“I can’t think of any better representation of beauty than someone who is unafraid to be herself.” Emma Stone
Many women are not taught how to be confident but to see confidence as a negative and prideful attribute; worrying that they will be seen as too much, arrogant or bragging. At some point, the choice gets made to stay small, hiding the beautiful and authentic parts of themselves, afraid of what others may say or think.
There are three big confidence killers:
• Comparing yourself to others
• The uncontrolled inner critic
• Listening to the judgements of others
In a digital world the propensity to scroll through other’s lives and compare ourselves is a daily battle. People’s feeds are meant to portray their brand and many influencers spend hours staging their lives for profit online.
For girls and women, the messaging often becomes physical beauty is confidence. Your worth is valued by your physical appearance.
This creates action to correct, retouch, and hide any flaws to be perceived as beautiful and confident. Remember, confidence isn’t about physical beauty or society’s idea of beautiful but is about an energy, internal strength, a knowing of your power and your self-worth. If you find yourself slipping into the comparison trap, take a break from it and don’t believe that confidence is airbrushed.
While social media has become a tool for comparison, it’s not the only way women compare themselves to others. Motherhood tends to be an especially tough time for comparing yourself to others. As new mother’s you feel lonely, tired and underprepared; so, it’s easy to look at all the other mom’s and think they have it together.
Check your narrative, talk to another mom and find out how they really feel, most of them aren’t feeling any more confident than you are.
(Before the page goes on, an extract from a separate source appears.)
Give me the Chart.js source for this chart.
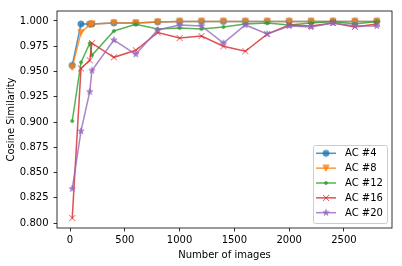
<!DOCTYPE html>
<html>
<head>
<meta charset="utf-8">
<script src="https://cdn.jsdelivr.net/npm/chart.js@4.4.0/dist/chart.umd.min.js"></script>
<style>
  html, body { margin: 0; padding: 0; background: #fff; }
  canvas { display: block; }
</style>
</head>
<body>
<canvas id="chart" width="402" height="266"></canvas>
<script>
// number of images used for each measurement
const nImages = [20, 100, 180, 200, 400, 600, 800, 1000, 1200, 1400, 1600, 1800, 2000, 2200, 2400, 2600, 2800];

// cosine similarity per AC
const ac4  = [0.956, 0.997, 0.997, 0.997, 0.998, 0.998, 0.999, 0.9995, 0.9995, 0.9995, 0.9995, 0.9995, 0.9995, 0.9995, 0.9995, 0.9995, 0.9995];
const ac8  = [0.954, 0.9885, 0.996, 0.997, 0.998, 0.998, 0.999, 0.9995, 0.9995, 0.9995, 0.9995, 0.9995, 0.9995, 0.9995, 0.9995, 0.9995, 0.9995];
const ac12 = [0.901, 0.959, 0.978, 0.966, 0.990, 0.9967, 0.992, 0.993, 0.992, 0.994, 0.997, 0.998, 0.996, 0.998, 0.9995, 0.997, 0.9995];
const ac16 = [0.805, 0.953, 0.961, 0.978, 0.964, 0.971, 0.9885, 0.983, 0.985, 0.975, 0.970, 0.987, 0.996, 0.995, 0.998, 0.994, 0.997];
const ac20 = [0.834, 0.891, 0.930, 0.951, 0.981, 0.967, 0.991, 0.996, 0.995, 0.978, 0.996, 0.987, 0.995, 0.994, 0.998, 0.995, 0.995];

const seriesNames = ['AC #4', 'AC #8', 'AC #12', 'AC #16', 'AC #20'];
const xTicks = [0, 500, 1000, 1500, 2000, 2500];
const yTicks = [0.800, 0.825, 0.850, 0.875, 0.900, 0.925, 0.950, 0.975, 1.000];

const colors = ['31,119,180', '255,127,14', '44,160,44', '214,39,40', '148,103,189'];
const kinds = ['o', 'v', '.', 'x', '*'];
const FONT = 'DejaVu Sans';

// matplotlib-like marker drawn once into a small canvas
function marker(kind, rgb) {
  const c = document.createElement('canvas');
  c.width = c.height = 14;
  const g = c.getContext('2d');
  g.translate(7, 7);
  g.fillStyle = g.strokeStyle = 'rgb(' + rgb + ')';
  g.lineWidth = 1;
  g.beginPath();
  if (kind === 'o') g.arc(0, 0, 3.1, 0, Math.PI * 2);
  else if (kind === 'v') { g.moveTo(-3.1, -3.1); g.lineTo(3.1, -3.1); g.lineTo(0, 3.1); g.closePath(); }
  else if (kind === '.') g.arc(0, 0, 1.5, 0, Math.PI * 2);
  else if (kind === 'x') { g.moveTo(-3, -3); g.lineTo(3, 3); g.moveTo(-3, 3); g.lineTo(3, -3); }
  else {
    for (let i = 0; i < 10; i++) {
      const r = i % 2 ? 1.25 : 3.3;
      const a = -Math.PI / 2 + i * Math.PI / 5;
      g.lineTo(r * Math.cos(a), r * Math.sin(a));
    }
    g.closePath();
  }
  if (kind !== 'x') g.fill();
  g.stroke();
  const out = document.createElement('canvas');
  out.width = out.height = 14;
  const o = out.getContext('2d');
  o.globalAlpha = 0.8;
  o.drawImage(c, 0, 0);
  return out;
}

const markers = kinds.map((k, i) => marker(k, colors[i]));
const values = [ac4, ac8, ac12, ac16, ac20];

const datasets = values.map((vals, i) => ({
  label: seriesNames[i],
  data: nImages.map((x, j) => ({ x: x, y: vals[j] })),
  borderColor: 'rgba(' + colors[i] + ',0.8)',
  backgroundColor: 'rgba(' + colors[i] + ',0.8)',
  borderWidth: 1.5,
  pointStyle: markers[i],
  pointRadius: 4,
  tension: 0,
  order: 4 - i
}));

// axes frame + legend box like matplotlib
const frameAndLegend = {
  id: 'frameAndLegend',
  afterDraw(chart) {
    const ctx = chart.ctx;
    const a = chart.chartArea;
    ctx.save();
    ctx.strokeStyle = '#000';
    ctx.lineWidth = 0.8;
    ctx.strokeRect(a.left, a.top, a.right - a.left, a.bottom - a.top);

    // legend
    const bx = 313, by = 145, bw = 74, bh = 78;
    ctx.fillStyle = 'rgba(255,255,255,0.8)';
    ctx.strokeStyle = '#ccc';
    ctx.lineWidth = 1;
    ctx.beginPath();
    ctx.roundRect(bx + 0.5, by + 0.5, bw, bh, 2);
    ctx.fill();
    ctx.stroke();
    ctx.font = '10px "' + FONT + '"';
    ctx.textBaseline = 'middle';
    ctx.textAlign = 'left';
    seriesNames.forEach((name, i) => {
      const y = 153.3 + i * 14.85;
      ctx.strokeStyle = 'rgba(' + colors[i] + ',0.8)';
      ctx.lineWidth = 1.5;
      ctx.beginPath();
      ctx.moveTo(316, y);
      ctx.lineTo(336, y);
      ctx.stroke();
      ctx.drawImage(markers[i], 326 - 7, y - 7);
      ctx.fillStyle = '#000';
      ctx.fillText(name, 345, y + 0.5);
    });
    ctx.restore();
  }
};

const tickFont = { family: FONT, size: 10 };

new Chart(document.getElementById('chart'), {
  type: 'line',
  data: { datasets: datasets },
  options: {
    responsive: false,
    animation: false,
    layout: { padding: { top: 10, right: 10, left: 0, bottom: 0 } },
    plugins: { legend: { display: false }, tooltip: { enabled: false } },
    scales: {
      x: {
        type: 'linear',
        min: -119,
        max: 2939,
        afterBuildTicks: s => { s.ticks = xTicks.map(v => ({ value: v })); },
        afterFit: s => { s.height = 38; },
        grid: { drawOnChartArea: false, drawTicks: true, tickLength: 3.5, tickWidth: 0.8, tickColor: '#000' },
        border: { display: false },
        ticks: { font: tickFont, color: '#000', padding: 3, maxRotation: 0, callback: v => String(v) },
        title: { display: true, text: 'Number of images', font: tickFont, color: '#000', padding: { top: 0, bottom: 5 } }
      },
      y: {
        min: 0.7952,
        max: 1.0098,
        afterBuildTicks: s => { s.ticks = yTicks.map(v => ({ value: v })); },
        afterFit: s => { s.width = 57; },
        grid: { drawOnChartArea: false, drawTicks: true, tickLength: 3.5, tickWidth: 0.8, tickColor: '#000' },
        border: { display: false },
        ticks: { font: tickFont, color: '#000', padding: 5, callback: v => v.toFixed(3) },
        title: { display: true, text: 'Cosine Similarity', font: tickFont, color: '#000', padding: { top: 5, bottom: 0 } }
      }
    }
  },
  plugins: [frameAndLegend]
});
</script>
</body>
</html>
There is also the comparison of friends, work, and marriage. Society has put a high value on competition. We tend to look at others and derive our worth from how we can be better than someone else. Really, we should be collaborating, sharing our true selves and stories, to support the growth and evolution of each other.
To be confident you must be aware of your own self critic. That voice that is always shaming you, telling you that you aren’t good enough or pretty enough. The doubting part of you that reiterates how insignificant you really are or that tells you stop trying because you will never succeed. That voice should not be in the driver seat, to get rid of it you must first be able to recognize it.
Confidence also takes avoiding others judgement masked as support or constructive criticism. Those in your life that are supportive will be full of radical candor and genuine interest in you, get good at knowing the difference.
The world may judge you, and I assure you they will, it is NOT necessary for you to pay attention to their judgements that is YOUR choice. Choose wisely it creates your path.
Check in, are you confident? Are you doing any of those three things mentioned above? Or is there something else holding you back from the life you want to lead? If there is check in and explore why.
The good news is that if you find that you are lacking confidence that’s okay it is absolutely a skill you can learn, like anything else it takes practice. K. Anders Ericsson writes, “If you practice something for a few hundred hours, you will almost certainly see great improvement.”
There are a variety of ways to build your confidence: coaching, mentorship, self-help videos, stretch assignments, and affirmations. Find what supports you and make it a habit. You may notice forming a new habit can be challenging but it WILL create the change you desire…stick with it!
Ultimately, You win at life because you are confident and perceive that you are winning. Don’t let others define you as ordinary when you are capable of being extraordinary. Don’t play small, you only get one life make it a GREAT.